**Objective**
Leave the pictures out. Retype exactly the lines below from the one containing "Reproduce this chart with matplotlib." through the one containing "x_r3 = [(i + 0.5) / 21 for i in range(21)]", and no others.

**Material for this task**
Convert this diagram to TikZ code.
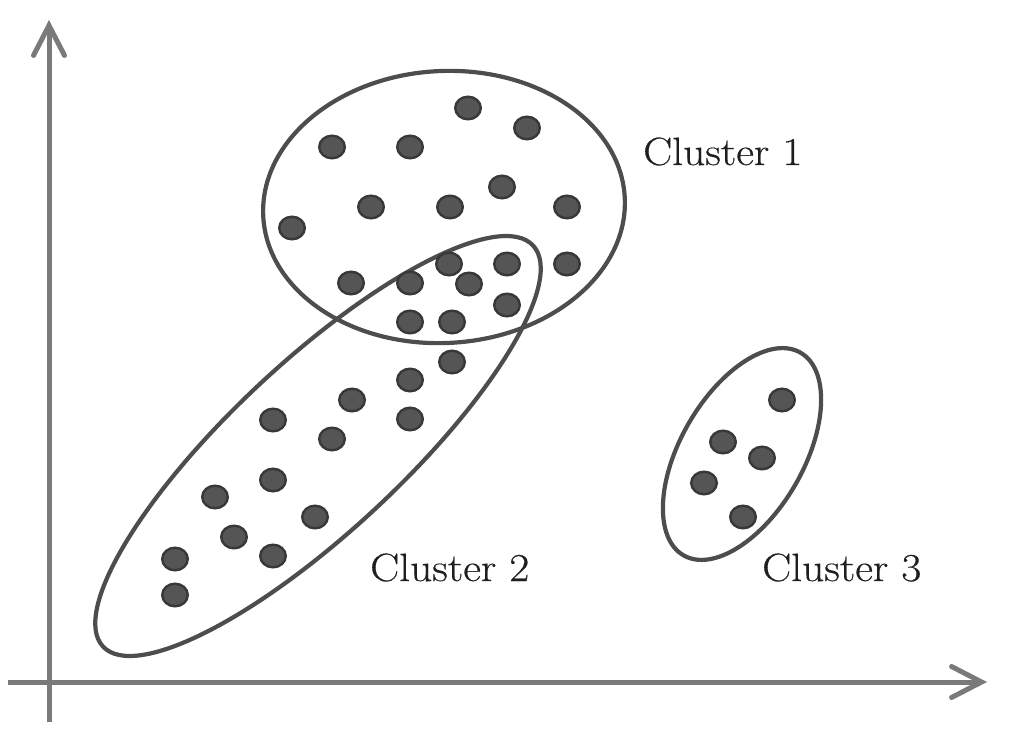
\documentclass[tikz,border=0pt]{standalone}
\usepackage{fontspec}
\setmainfont{Latin Modern Roman}[FakeStretch=1.1,FakeBold=0.4]
\usetikzlibrary{arrows.meta}
\definecolor{axisc}{HTML}{7A7A7A}
\definecolor{ringc}{HTML}{4D4D4D}
\definecolor{dotfill}{HTML}{555555}
\definecolor{dotedge}{HTML}{383838}
\definecolor{textc}{HTML}{1E1E1E}
\begin{document}
\begin{tikzpicture}[x=1pt,y=-1pt,
  axisline/.style={draw=axisc,line width=5pt,-{Straight Barb[length=30pt,width=31pt,line cap=round]}},
  ring/.style={draw=ringc,line width=4.2pt},
  datadot/.style={fill=dotfill,draw=dotedge,line width=2.4pt},
  lbl/.style={text=textc,anchor=base west,inner sep=0pt,font=\fontsize{39.5}{42}\selectfont}]
\useasboundingbox (0,0) rectangle (1024,735);
% axes
\coordinate (ybot) at (49,722);
\coordinate (ytop) at (49,20);
\coordinate (xleft) at (8,682);
\coordinate (xright) at (987,682);
\draw[axisline] (ybot) -- (ytop);
\draw[axisline] (xleft) -- (xright);
% cluster outlines
\draw[ring,rotate around={3:(444,207)}] (444,207) ellipse [x radius=181pt,y radius=136pt];
\draw[ring,rotate around={43:(318,446)}] (318,446) ellipse [x radius=294pt,y radius=85pt];
\draw[ring,rotate around={60:(742,454)}] (742,454) ellipse [x radius=117pt,y radius=61.5pt];
% data points
\foreach \px/\py in {468/108,527/128,332/147,410/147,502/187,371/207,450/207,567/207,
  292/228,351/283,410/283,449/264,469/284,507/264,567/264,507/305,410/322,452/322,
  452/362,410/380,352/400,273/420,332/439,410/419,273/480,215/497,315/517,234/537,
  273/556,175/559,175/595,
  782/400,723/442,762/458,704/483,743/517}
  \draw[datadot] (\px,\py) ellipse [x radius=12.8pt,y radius=11.3pt];
% labels
\node[lbl] (c1) at (643,165) {Cluster 1};
\node[lbl] (c2) at (370,581) {Cluster 2};
\node[lbl] (c3) at (762,581) {Cluster 3};
\end{tikzpicture}
\end{document}
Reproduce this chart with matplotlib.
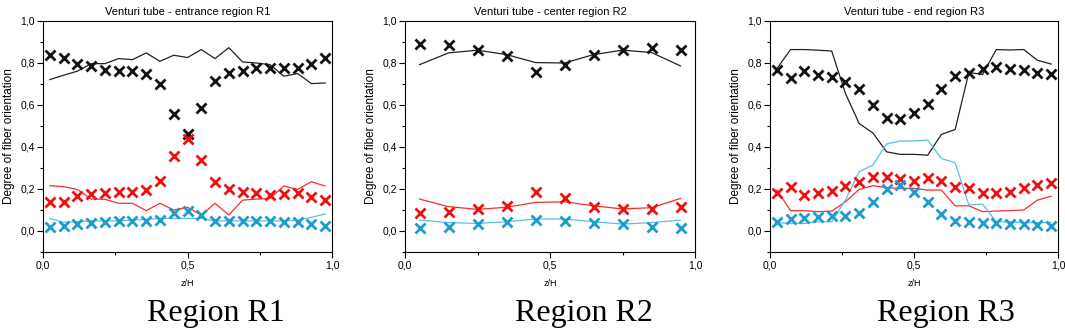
import numpy as np
import matplotlib
matplotlib.use("Agg")
import matplotlib.pyplot as plt
from matplotlib.ticker import MultipleLocator, FuncFormatter

# ---------------- data ----------------
titles = ["Venturi tube - entrance region R1",
          "Venturi tube - center region R2",
          "Venturi tube - end region R3"]
region_labels = ["Region R1", "Region R2", "Region R3"]

x_r1 = [(i + 0.5) / 21 for i in range(21)]
x_r2 = [0.05, 0.15, 0.25, 0.35, 0.45, 0.55, 0.65, 0.75, 0.85, 0.95]
x_r3 = [(i + 0.5) / 21 for i in range(21)]

# Region R1 measured (markers)
r1_black_pts = [0.837, 0.826, 0.797, 0.784, 0.769, 0.761, 0.761, 0.750, 0.702, 0.559, 0.464,
                0.586, 0.713, 0.753, 0.762, 0.777, 0.777, 0.777, 0.777, 0.797, 0.826]
r1_red_pts = [0.139, 0.139, 0.166, 0.176, 0.182, 0.187, 0.187, 0.195, 0.238, 0.357, 0.436,
              0.338, 0.231, 0.198, 0.184, 0.179, 0.171, 0.176, 0.179, 0.163, 0.147]
r1_cyan_pts = [0.017, 0.025, 0.033, 0.040, 0.044, 0.048, 0.049, 0.049, 0.052, 0.084, 0.097,
               0.076, 0.049, 0.048, 0.048, 0.048, 0.048, 0.044, 0.041, 0.032, 0.024]
# Region R1 simulated (lines)
r1_black_line = [0.721, 0.742, 0.761, 0.797, 0.797, 0.821, 0.816, 0.848, 0.808, 0.837, 0.826,
                 0.864, 0.821, 0.873, 0.805, 0.800, 0.792, 0.737, 0.750, 0.702, 0.705]
r1_red_line = [0.216, 0.211, 0.198, 0.152, 0.151, 0.132, 0.132, 0.097, 0.132, 0.100, 0.113,
               0.076, 0.132, 0.076, 0.147, 0.152, 0.155, 0.214, 0.198, 0.235, 0.214]
r1_cyan_line = [0.060, 0.041, 0.044, 0.048, 0.048, 0.048, 0.052, 0.055, 0.060, 0.060, 0.060,
                0.060, 0.048, 0.048, 0.048, 0.048, 0.048, 0.048, 0.052, 0.065, 0.081]

# Region R2
r2_black_pts = [0.892, 0.887, 0.861, 0.832, 0.757, 0.792, 0.837, 0.864, 0.873, 0.864]
r2_red_pts = [0.087, 0.089, 0.103, 0.120, 0.184, 0.155, 0.116, 0.103, 0.103, 0.116]
r2_cyan_pts = [0.016, 0.021, 0.032, 0.041, 0.052, 0.049, 0.040, 0.032, 0.021, 0.013]
r2_black_line = [0.792, 0.848, 0.861, 0.840, 0.802, 0.800, 0.840, 0.861, 0.850, 0.786]
r2_red_line = [0.152, 0.116, 0.103, 0.113, 0.136, 0.139, 0.120, 0.105, 0.111, 0.155]
r2_cyan_line = [0.052, 0.040, 0.036, 0.044, 0.057, 0.057, 0.044, 0.033, 0.040, 0.052]

# Region R3
r3_black_pts = [0.765, 0.729, 0.761, 0.745, 0.734, 0.710, 0.678, 0.602, 0.540, 0.532, 0.564,
                0.607, 0.678, 0.737, 0.754, 0.773, 0.781, 0.773, 0.765, 0.753, 0.750]
r3_red_pts = [0.182, 0.208, 0.171, 0.182, 0.190, 0.216, 0.235, 0.258, 0.258, 0.247, 0.238,
              0.254, 0.238, 0.211, 0.203, 0.182, 0.182, 0.187, 0.203, 0.219, 0.227]
r3_cyan_pts = [0.044, 0.057, 0.063, 0.068, 0.071, 0.071, 0.084, 0.139, 0.198, 0.219, 0.187,
               0.136, 0.079, 0.048, 0.041, 0.040, 0.036, 0.033, 0.032, 0.029, 0.024]
r3_black_line = [0.773, 0.864, 0.864, 0.861, 0.857, 0.655, 0.512, 0.467, 0.377, 0.365, 0.365,
                 0.361, 0.460, 0.483, 0.755, 0.745, 0.864, 0.862, 0.864, 0.813, 0.795]
r3_red_line = [0.195, 0.097, 0.097, 0.092, 0.095, 0.139, 0.198, 0.216, 0.206, 0.203, 0.203,
               0.195, 0.195, 0.120, 0.120, 0.092, 0.095, 0.097, 0.100, 0.147, 0.166]
r3_cyan_line = [0.040, 0.036, 0.036, 0.044, 0.044, 0.147, 0.282, 0.314, 0.414, 0.429, 0.429,
                0.433, 0.345, 0.325, 0.124, 0.128, 0.044, 0.044, 0.040, 0.040, 0.040]

panels = [
    (x_r1, r1_black_pts, r1_red_pts, r1_cyan_pts, r1_black_line, r1_red_line, r1_cyan_line),
    (x_r2, r2_black_pts, r2_red_pts, r2_cyan_pts, r2_black_line, r2_red_line, r2_cyan_line),
    (x_r3, r3_black_pts, r3_red_pts, r3_cyan_pts, r3_black_line, r3_red_line, r3_cyan_line),
]

# ---------------- style ----------------
W, H = 1065, 333
fig = plt.figure(figsize=(W / 100, H / 100), dpi=100)
plt.rcParams['font.family'] = ['Liberation Sans', 'DejaVu Sans']

lefts = [43, 405, 770]
widths = [289, 290, 288]
label_cx = [216, 584, 946]
top_px, bot_px = 21, 252

pt_colors = ["#111111", "#ee1111", "#1e9ccc"]
ln_colors = ["#222222", "#ff2a2a", "#5cbfdf"]

comma = FuncFormatter(lambda v, p: f"{v:.1f}".replace(".", ","))

for k, (l, w) in enumerate(zip(lefts, widths)):
    ax = fig.add_axes([l / W, 1 - bot_px / H, w / W, (bot_px - top_px) / H])
    xs, bp, rp, cp, bl, rl, cl = panels[k]
    for ys, c in zip((bl, rl, cl), ln_colors):
        ax.plot(xs, ys, color=c, lw=0.9, zorder=2)
    for ys, c in zip((bp, rp, cp), pt_colors):
        ax.plot(xs, ys, ls="none", marker="x", ms=6.5, mew=2.0, color=c, zorder=3)
    ax.set_xlim(0, 1)
    ax.set_ylim(-0.1, 1.0)
    ax.xaxis.set_major_locator(MultipleLocator(0.5))
    ax.xaxis.set_minor_locator(MultipleLocator(0.25))
    ax.yaxis.set_major_locator(MultipleLocator(0.2))
    ax.yaxis.set_minor_locator(MultipleLocator(0.1))
    ax.xaxis.set_major_formatter(comma)
    ax.yaxis.set_major_formatter(comma)
    ax.tick_params(which="major", direction="out", length=4, width=0.8, labelsize=7.5, pad=2)
    ax.tick_params(which="minor", direction="out", length=2.5, width=0.8)
    for s in ax.spines.values():
        s.set_linewidth(0.8)
    ax.set_title(titles[k], fontsize=8, pad=4)
    ax.set_ylabel("Degree of fiber orientation", fontsize=8.5, labelpad=4)
    ax.set_xlabel("z/H", fontsize=6.5, labelpad=6)
    fig.text(label_cx[k] / W, 1 - 313 / H, region_labels[k], ha="center", va="center",
             fontsize=23, family=["Liberation Serif", "DejaVu Serif"])

fig.savefig("out.png", dpi=100)
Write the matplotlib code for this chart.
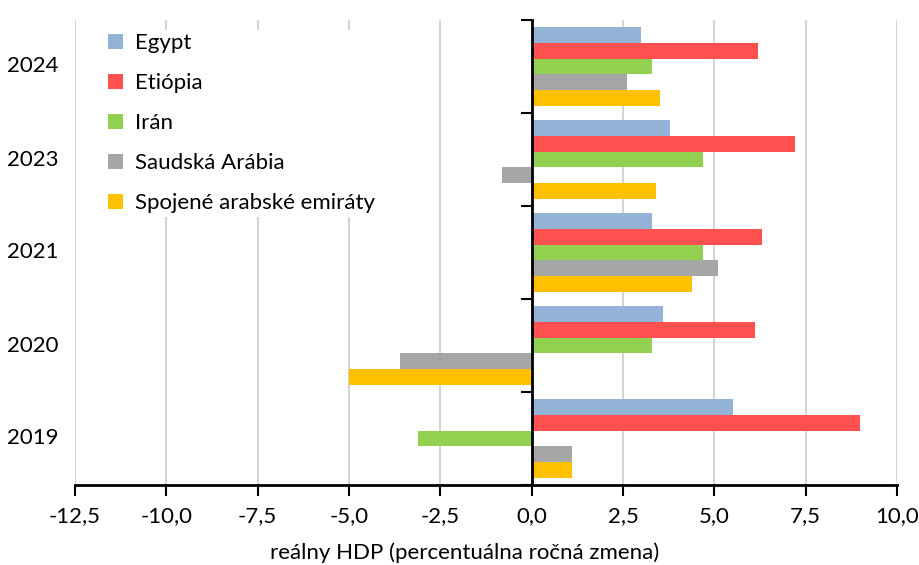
import matplotlib
matplotlib.use("Agg")
import matplotlib.pyplot as plt
import matplotlib.transforms as mtransforms
from matplotlib.ticker import FuncFormatter
import numpy as np

plt.rcParams['font.family'] = ['Lato', 'DejaVu Sans']

years = ['2019', '2020', '2021', '2023', '2024']
series = ['Egypt', 'Etiópia', 'Irán', 'Saudská Arábia', 'Spojené arabské emiráty']
colors = ['#95B3D7', '#FF5050', '#92D050', '#A6A6A6', '#FFC000']

egypt = [5.5, 3.6, 3.3, 3.8, 3.0]
ethiopia = [9.0, 6.1, 6.3, 7.2, 6.2]
iran = [-3.1, 3.3, 4.7, 4.7, 3.3]
saudi = [1.1, -3.6, 5.1, -0.8, 2.6]
uae = [1.1, -5.0, 4.4, 3.4, 3.5]
values = [egypt, ethiopia, iran, saudi, uae]

xticks = [-12.5, -10.0, -7.5, -5.0, -2.5, 0.0, 2.5, 5.0, 7.5, 10.0]

FS = 16

fig = plt.figure(figsize=(9.2, 5.65), dpi=100)
ax = fig.add_axes([75 / 920, 1 - 485 / 565, 822 / 920, 465 / 565])

bar_h = 0.17
ypos = np.arange(len(years))
for i, (name, vals, col) in enumerate(zip(series, values, colors)):
    offs = (2 - i) * bar_h
    ax.barh(ypos + offs, vals, height=bar_h, color=col, label=name, zorder=3)

ax.set_xlim(-12.5, 10.0)
ax.set_ylim(-0.5, len(years) - 0.5)
ax.set_xticks(xticks)
ax.xaxis.set_major_formatter(FuncFormatter(lambda v, p: f"{v:.1f}".replace('.', ',')))
ax.tick_params(axis='x', direction='out', length=8, width=1.5, labelsize=FS, pad=7)
ax.grid(axis='x', color='#D0D0D0', linewidth=1.3, zorder=0)

# category axis sits at zero with boundary tick marks
ax.spines['left'].set_position(('data', 0))
ax.spines['left'].set_linewidth(2)
ax.spines['left'].set_zorder(5)
ax.spines['bottom'].set_linewidth(2)
ax.spines['right'].set_visible(False)
ax.spines['top'].set_visible(False)
ax.set_yticks(np.arange(-0.5, len(years), 1.0))
ax.set_yticklabels([])
ax.tick_params(axis='y', direction='out', length=8, width=1.5)

trans = mtransforms.blended_transform_factory(ax.transAxes, ax.transData)
for y, lab in zip(ypos, years):
    ax.text(-0.02, y, lab, transform=trans, ha='right', va='center', fontsize=FS)

ax.set_xlabel('reálny HDP (percentuálna ročná zmena)', fontsize=FS)
ax.xaxis.set_label_coords(0.4745, -68 / 465, transform=ax.transAxes)
ax.xaxis.label.set_va('center')

leg = ax.legend(loc='upper left', bbox_to_anchor=(105 / 920, 1 - 30 / 565),
                bbox_transform=fig.transFigure, frameon=True, fontsize=FS,
                handlelength=0.68, handleheight=0.68, handletextpad=0.5,
                labelspacing=0.9, borderpad=0.15, borderaxespad=0)
leg.get_frame().set_facecolor('white')
leg.get_frame().set_edgecolor('none')
leg.get_frame().set_alpha(1)
leg.set_zorder(4)

fig.savefig('out.png', dpi=100)
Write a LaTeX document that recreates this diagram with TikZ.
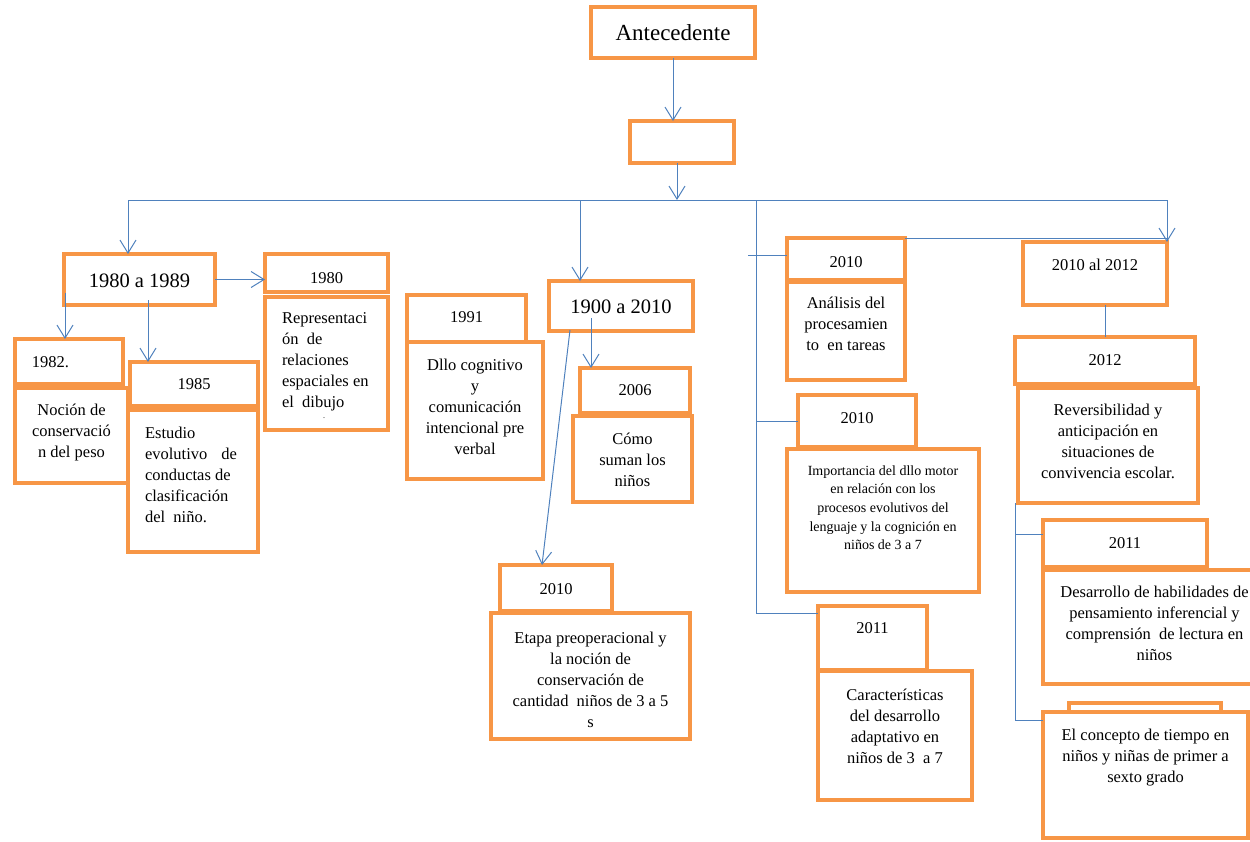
\documentclass[tikz,border=0pt]{standalone}
\usepackage{fontspec}
\setmainfont{Liberation Serif}
\usetikzlibrary{arrows.meta,calc}
\definecolor{boxor}{HTML}{F79646}
\definecolor{lnblue}{HTML}{4F81BD}
\newcommand{\fs}[2]{\fontsize{#1}{#2}\selectfont}
\newcommand{\obx}[8]{\node[obox, anchor=north west] (#1) at (#2,#3) {\parbox[t][\dimexpr #5pt-#3pt\relax][t]{\dimexpr #4pt-#2pt\relax}{#6\rule{0pt}{#7pt}#8}};}
\begin{document}
\begin{tikzpicture}[x=1pt,y=-1pt,
  obox/.style={draw=boxor, line width=4.5pt, fill=white, inner sep=0pt, outer sep=0pt},
  conn/.style={draw=lnblue, line width=1pt},
  arr/.style={conn, -{Straight Barb[length=13pt,width=16pt,line width=1pt]}}]
\useasboundingbox (0,0) rectangle (1250,841);
\clip (0,0) rectangle (1250,841);
% boxes
\obx{ante}{591}{7}{755}{58}{\centering\fs{23}{26}}{33}{Antecedente}
\obx{empty}{630}{121}{734}{163}{}{0}{}
\obx{b8089}{64}{254}{215}{305}{\centering\fs{20.5}{24}}{33}{1980 a 1989}
\obx{y1980}{265}{254}{388}{292}{\centering\fs{16.5}{21}}{29}{1980}
\obx{t1980}{265}{297}{388}{430}{\raggedright\leftskip=17pt\fs{16.5}{21}}{26}{Representaci\\ón\ \ de\\relaciones\\espaciales en\\el\ \ dibujo\\[-10pt]\hspace*{41pt}{\fs{8}{8}.}}
\obx{y1982}{15}{339}{123}{384}{\raggedright\leftskip=17pt\fs{16.5}{21}}{28}{1982.}
\obx{t1982}{15}{388}{128}{483}{\centering\fs{16.5}{21}}{27}{Noción de\\conservació\\n del peso}
\obx{y1985}{130}{362}{258}{406}{\centering\fs{16.5}{21}}{27}{1985}
\obx{t1985}{128}{410}{258}{552}{\raggedright\leftskip=17pt\fs{16.5}{21}}{28}{Estudio\\evolutivo\hspace{14pt}de\\conductas de\\clasificación\\del\ \ niño.}
\obx{y1991}{407}{295}{526}{342}{\centering\fs{16.5}{21}}{27}{1991}
\obx{t1991}{407}{342}{543}{479}{\centering\fs{16.5}{21}}{28}{Dllo cognitivo\\y\\comunicación\\intencional pre\\verbal}
\obx{b1900}{549}{281}{693}{331}{\centering\fs{20.5}{24}}{32}{1900 a 2010}
\obx{y2006}{580}{368}{690}{413}{\centering\fs{16.5}{21}}{27}{2006}
\obx{t2006}{573}{416}{692}{502}{\centering\fs{16.5}{21}}{28}{Cómo\\suman los\\niños}
\obx{y2010a}{500}{565}{612}{611}{\centering\fs{16.5}{21}}{29}{2010}
\obx{t2010a}{491}{613}{690}{739}{\centering\fs{16.5}{21}}{30}{Etapa preoperacional y\\la noción de\\conservación de\\cantidad\ \ niños de 3 a 5\\s}
\obx{y2010b}{787}{238}{905}{280}{\centering\fs{16.5}{21}}{29}{2010}
\obx{t2010b}{787}{282}{905}{380}{\centering\fs{16.5}{21}}{26}{Análisis del\\procesamien\\to\ \ en tareas}
\obx{y2010c}{798}{395}{916}{447}{\centering\fs{16.5}{21}}{28}{2010}
\obx{t2010c}{787}{449}{979}{592}{\centering\fs{14}{18.7}}{26}{Importancia del dllo motor\\en relación con los\\procesos evolutivos del\\lenguaje y la cognición en\\niños de 3 a 7}
\obx{y2011a}{818}{606}{927}{670}{\centering\fs{16.5}{21}}{27}{2011}
\obx{t2011a}{818}{671}{972}{800}{\centering\fs{16.5}{21}}{29}{Características\\del desarrollo\\adaptativo en\\niños de 3\ \ a 7}
\obx{b1012}{1023}{242}{1167}{305}{\centering\fs{16.5}{21}}{28}{2010 al 2012}
\obx{y2012}{1015}{337}{1195}{384}{\centering\fs{16.5}{21}}{28}{2012}
\obx{t2012}{1018}{388}{1198}{503}{\centering\fs{16.5}{21}}{27}{Reversibilidad y\\anticipación en\\situaciones de\\convivencia escolar.}
\obx{y2011b}{1043}{520}{1207}{567}{\centering\fs{16.5}{21}}{28}{2011}
\obx{t2011b}{1043}{570}{1266}{684}{\centering\fs{16.5}{21}}{27}{Desarrollo de habilidades de\\pensamiento inferencial y\\comprensión\ \ de lectura en\\niños}
\obx{back}{1069}{703}{1221}{740}{}{0}{}
\obx{tiempo}{1043}{712}{1248}{838}{\centering\fs{16.5}{21}}{28}{El concepto de tiempo en\\niños y niñas de primer a\\sexto grado}
% coordinates
\coordinate (hub) at (677,200);
\coordinate (hl) at (128,200);
\coordinate (hm) at (580,200);
\coordinate (hr) at (1167,200);
\coordinate (vtop) at (756,200);
\coordinate (v1) at (748,255);
\coordinate (v3) at (756,613);
\coordinate (w0) at (1015,503);
\coordinate (w1) at (1015,720);
\coordinate (w2) at (1015,534);
\coordinate (a1) at (65,293);
\coordinate (a2) at (148,300);
\coordinate (a3) at (591,318);
\coordinate (a4) at (570,330);
% connectors
\draw[arr] (ante.south) -- (ante.south |- empty.north);
\draw[arr] (hub |- empty.south) -- (hub);
\draw[conn] (hl) -- (hr);
\draw[arr] (hl) -- (hl |- b8089.north);
\draw[arr] (hm) -- (hm |- b1900.north);
\draw[arr] (hr) -- (hr |- b1012.north);
\draw[conn] (vtop) -- (v3) -- (v3 -| y2011a.west);
\draw[conn] (v1) -- (v1 -| y2010b.west);
\draw[conn] (vtop |- y2010c.west) -- (y2010c.west);
\draw[conn] (y2010b.north east) -- (y2010b.north east -| hr);
\draw[conn] (y2012.north |- b1012.south) -- (y2012.north);
\draw[conn] (w0) -- (w1) -- (w1 -| tiempo.west);
\draw[conn] (w2) -- (w2 -| y2011b.west);
\draw[arr] (b8089.east) -- (b8089.east -| y1980.west);
\draw[arr] (a1) -- (a1 |- y1982.north);
\draw[arr] (a2) -- (a2 |- y1985.north);
\draw[arr] (a3) -- (a3 |- y2006.north);
\draw[arr] (a4) -- ([xshift=42pt]y2010a.north west);
\end{tikzpicture}
\end{document}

**Reply to the exercise**
Reproduce this chart with matplotlib.
import numpy as np
import matplotlib
matplotlib.use("Agg")
import matplotlib.pyplot as plt
from matplotlib.ticker import MultipleLocator, FuncFormatter

# ---------------- data ----------------
titles = ["Venturi tube - entrance region R1",
          "Venturi tube - center region R2",
          "Venturi tube - end region R3"]
region_labels = ["Region R1", "Region R2", "Region R3"]

x_r1 = [(i + 0.5) / 21 for i in range(21)]
x_r2 = [0.05, 0.15, 0.25, 0.35, 0.45, 0.55, 0.65, 0.75, 0.85, 0.95]
x_r3 = [(i + 0.5) / 21 for i in range(21)]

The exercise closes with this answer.